TASK BRIEF. Print, exactly and with both ends included, the lines below that run from the one containing "Convert this chart to Plotly code." to the one containing "import plotly.graph_objects as go". Pictures are omitted.

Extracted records
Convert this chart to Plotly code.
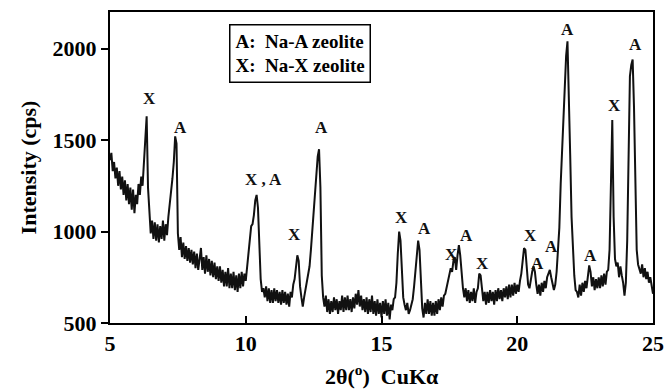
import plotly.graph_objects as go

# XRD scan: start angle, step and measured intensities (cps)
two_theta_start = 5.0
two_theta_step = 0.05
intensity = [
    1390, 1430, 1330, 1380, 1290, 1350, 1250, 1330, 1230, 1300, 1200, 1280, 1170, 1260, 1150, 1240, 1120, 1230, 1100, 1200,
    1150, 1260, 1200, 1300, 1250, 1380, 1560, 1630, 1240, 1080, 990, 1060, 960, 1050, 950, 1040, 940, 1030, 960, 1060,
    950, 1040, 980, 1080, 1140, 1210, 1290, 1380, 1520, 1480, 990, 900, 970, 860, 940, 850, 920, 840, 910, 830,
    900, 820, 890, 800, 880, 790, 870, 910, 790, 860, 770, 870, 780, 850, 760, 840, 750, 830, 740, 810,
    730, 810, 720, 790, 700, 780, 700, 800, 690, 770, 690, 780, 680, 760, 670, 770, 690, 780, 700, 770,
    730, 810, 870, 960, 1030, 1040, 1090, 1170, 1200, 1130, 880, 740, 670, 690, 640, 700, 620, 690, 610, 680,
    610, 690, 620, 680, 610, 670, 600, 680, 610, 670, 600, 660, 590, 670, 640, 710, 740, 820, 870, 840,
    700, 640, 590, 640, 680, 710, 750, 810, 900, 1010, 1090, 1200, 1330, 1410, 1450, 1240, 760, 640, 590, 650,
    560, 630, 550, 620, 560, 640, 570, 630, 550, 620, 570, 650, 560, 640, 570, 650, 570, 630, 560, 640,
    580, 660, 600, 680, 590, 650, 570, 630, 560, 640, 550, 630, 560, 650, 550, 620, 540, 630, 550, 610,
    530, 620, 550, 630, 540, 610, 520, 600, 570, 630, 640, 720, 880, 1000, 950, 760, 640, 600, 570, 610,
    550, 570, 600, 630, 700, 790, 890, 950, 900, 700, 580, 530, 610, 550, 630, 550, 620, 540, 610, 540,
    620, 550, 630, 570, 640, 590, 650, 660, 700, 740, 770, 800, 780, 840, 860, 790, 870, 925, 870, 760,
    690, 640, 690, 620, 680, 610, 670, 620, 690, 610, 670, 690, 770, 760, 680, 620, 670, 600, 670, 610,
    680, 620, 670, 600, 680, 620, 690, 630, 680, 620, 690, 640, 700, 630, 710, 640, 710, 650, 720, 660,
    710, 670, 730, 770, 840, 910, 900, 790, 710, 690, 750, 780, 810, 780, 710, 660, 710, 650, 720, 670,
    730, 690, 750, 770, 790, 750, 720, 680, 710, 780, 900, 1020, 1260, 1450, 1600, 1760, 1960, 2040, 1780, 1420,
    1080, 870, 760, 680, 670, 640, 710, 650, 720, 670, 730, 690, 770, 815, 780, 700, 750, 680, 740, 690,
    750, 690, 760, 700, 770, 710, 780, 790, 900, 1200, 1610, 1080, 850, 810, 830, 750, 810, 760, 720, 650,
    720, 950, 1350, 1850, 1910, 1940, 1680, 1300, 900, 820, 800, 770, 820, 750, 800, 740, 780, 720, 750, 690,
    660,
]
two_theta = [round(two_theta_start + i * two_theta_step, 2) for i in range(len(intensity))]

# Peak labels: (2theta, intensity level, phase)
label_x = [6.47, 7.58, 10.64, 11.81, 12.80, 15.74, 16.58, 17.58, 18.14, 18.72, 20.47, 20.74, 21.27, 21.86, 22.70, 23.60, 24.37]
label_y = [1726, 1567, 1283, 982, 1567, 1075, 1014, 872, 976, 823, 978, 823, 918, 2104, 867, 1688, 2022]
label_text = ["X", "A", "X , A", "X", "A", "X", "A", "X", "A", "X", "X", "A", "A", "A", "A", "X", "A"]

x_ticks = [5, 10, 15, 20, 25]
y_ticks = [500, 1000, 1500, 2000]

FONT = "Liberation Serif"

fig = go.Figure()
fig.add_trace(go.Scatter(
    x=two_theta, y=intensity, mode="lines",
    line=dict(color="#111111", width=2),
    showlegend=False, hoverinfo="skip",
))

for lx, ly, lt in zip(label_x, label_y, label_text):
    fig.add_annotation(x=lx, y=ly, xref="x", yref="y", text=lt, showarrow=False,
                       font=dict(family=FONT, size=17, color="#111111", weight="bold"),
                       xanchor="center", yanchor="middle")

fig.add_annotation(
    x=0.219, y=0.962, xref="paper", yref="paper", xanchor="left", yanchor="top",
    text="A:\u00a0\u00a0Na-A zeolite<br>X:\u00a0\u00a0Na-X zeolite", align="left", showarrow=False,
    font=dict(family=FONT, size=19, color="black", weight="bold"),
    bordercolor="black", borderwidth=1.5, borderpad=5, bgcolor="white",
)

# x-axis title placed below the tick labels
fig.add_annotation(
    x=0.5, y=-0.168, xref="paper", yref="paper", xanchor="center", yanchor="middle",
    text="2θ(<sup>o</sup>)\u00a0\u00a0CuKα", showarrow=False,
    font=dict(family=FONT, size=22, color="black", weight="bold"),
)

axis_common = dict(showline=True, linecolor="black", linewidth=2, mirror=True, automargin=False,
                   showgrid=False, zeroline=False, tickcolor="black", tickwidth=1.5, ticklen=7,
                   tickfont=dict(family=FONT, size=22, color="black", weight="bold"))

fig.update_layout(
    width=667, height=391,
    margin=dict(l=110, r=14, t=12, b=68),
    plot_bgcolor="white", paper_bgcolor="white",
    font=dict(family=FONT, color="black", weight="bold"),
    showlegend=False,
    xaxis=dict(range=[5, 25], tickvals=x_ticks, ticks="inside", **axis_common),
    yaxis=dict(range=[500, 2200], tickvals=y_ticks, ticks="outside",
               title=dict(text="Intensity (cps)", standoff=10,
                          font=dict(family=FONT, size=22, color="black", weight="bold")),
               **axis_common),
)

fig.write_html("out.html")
--
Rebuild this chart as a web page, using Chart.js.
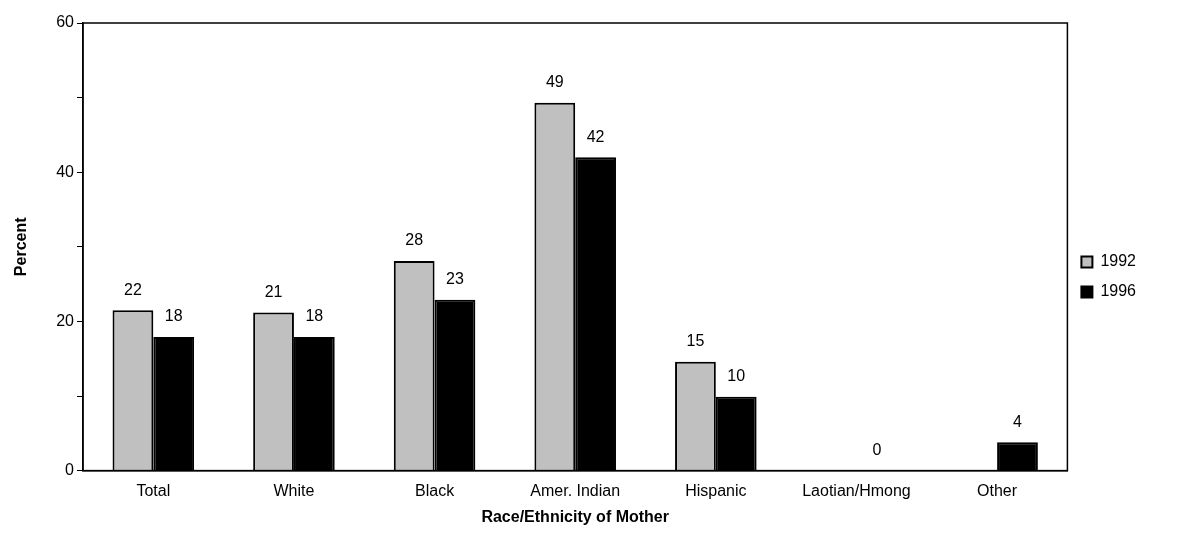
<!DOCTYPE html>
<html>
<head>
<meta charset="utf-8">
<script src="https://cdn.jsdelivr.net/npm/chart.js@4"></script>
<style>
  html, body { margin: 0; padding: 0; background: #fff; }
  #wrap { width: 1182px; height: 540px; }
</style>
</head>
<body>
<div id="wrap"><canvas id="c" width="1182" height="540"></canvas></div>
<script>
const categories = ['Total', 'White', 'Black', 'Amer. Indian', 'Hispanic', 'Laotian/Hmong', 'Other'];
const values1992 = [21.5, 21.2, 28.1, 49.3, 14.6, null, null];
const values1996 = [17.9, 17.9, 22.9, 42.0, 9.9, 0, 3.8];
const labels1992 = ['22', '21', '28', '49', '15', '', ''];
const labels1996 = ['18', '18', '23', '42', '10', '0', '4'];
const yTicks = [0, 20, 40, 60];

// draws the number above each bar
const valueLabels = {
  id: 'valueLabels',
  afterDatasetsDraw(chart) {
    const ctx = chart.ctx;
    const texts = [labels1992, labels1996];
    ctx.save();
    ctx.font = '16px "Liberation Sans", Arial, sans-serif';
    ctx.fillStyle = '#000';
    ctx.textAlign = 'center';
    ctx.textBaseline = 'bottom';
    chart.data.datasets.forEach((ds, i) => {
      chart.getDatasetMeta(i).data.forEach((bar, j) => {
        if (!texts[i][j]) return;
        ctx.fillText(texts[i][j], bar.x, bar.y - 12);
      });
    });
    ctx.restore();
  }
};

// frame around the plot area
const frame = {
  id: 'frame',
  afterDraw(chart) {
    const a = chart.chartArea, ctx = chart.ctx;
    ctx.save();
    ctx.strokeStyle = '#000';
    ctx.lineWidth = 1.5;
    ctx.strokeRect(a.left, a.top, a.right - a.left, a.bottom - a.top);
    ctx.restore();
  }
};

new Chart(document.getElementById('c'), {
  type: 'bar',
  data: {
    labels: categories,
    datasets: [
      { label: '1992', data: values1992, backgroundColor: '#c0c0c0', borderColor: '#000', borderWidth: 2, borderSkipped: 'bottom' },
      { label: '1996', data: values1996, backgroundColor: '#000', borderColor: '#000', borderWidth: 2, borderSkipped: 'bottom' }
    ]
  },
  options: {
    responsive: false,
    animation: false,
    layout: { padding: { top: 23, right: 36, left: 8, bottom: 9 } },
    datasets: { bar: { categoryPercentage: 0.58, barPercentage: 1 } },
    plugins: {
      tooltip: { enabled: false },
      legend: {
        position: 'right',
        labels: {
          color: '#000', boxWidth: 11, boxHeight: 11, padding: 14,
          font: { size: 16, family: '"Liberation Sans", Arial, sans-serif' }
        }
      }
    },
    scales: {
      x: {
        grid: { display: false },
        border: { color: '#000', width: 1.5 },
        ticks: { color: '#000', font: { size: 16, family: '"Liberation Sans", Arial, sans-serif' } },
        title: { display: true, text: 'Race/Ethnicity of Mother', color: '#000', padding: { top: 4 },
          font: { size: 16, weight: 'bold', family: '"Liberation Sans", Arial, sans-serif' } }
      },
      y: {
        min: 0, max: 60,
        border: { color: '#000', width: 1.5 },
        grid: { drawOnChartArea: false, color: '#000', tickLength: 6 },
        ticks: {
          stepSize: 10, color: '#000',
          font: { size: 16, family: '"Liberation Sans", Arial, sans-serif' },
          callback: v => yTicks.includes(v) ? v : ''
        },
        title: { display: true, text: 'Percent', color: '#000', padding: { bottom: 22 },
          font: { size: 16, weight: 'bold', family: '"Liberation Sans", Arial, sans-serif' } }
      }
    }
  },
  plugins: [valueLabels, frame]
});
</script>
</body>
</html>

SOLUTION.
Convert this chart to Plotly code.
import plotly.graph_objects as go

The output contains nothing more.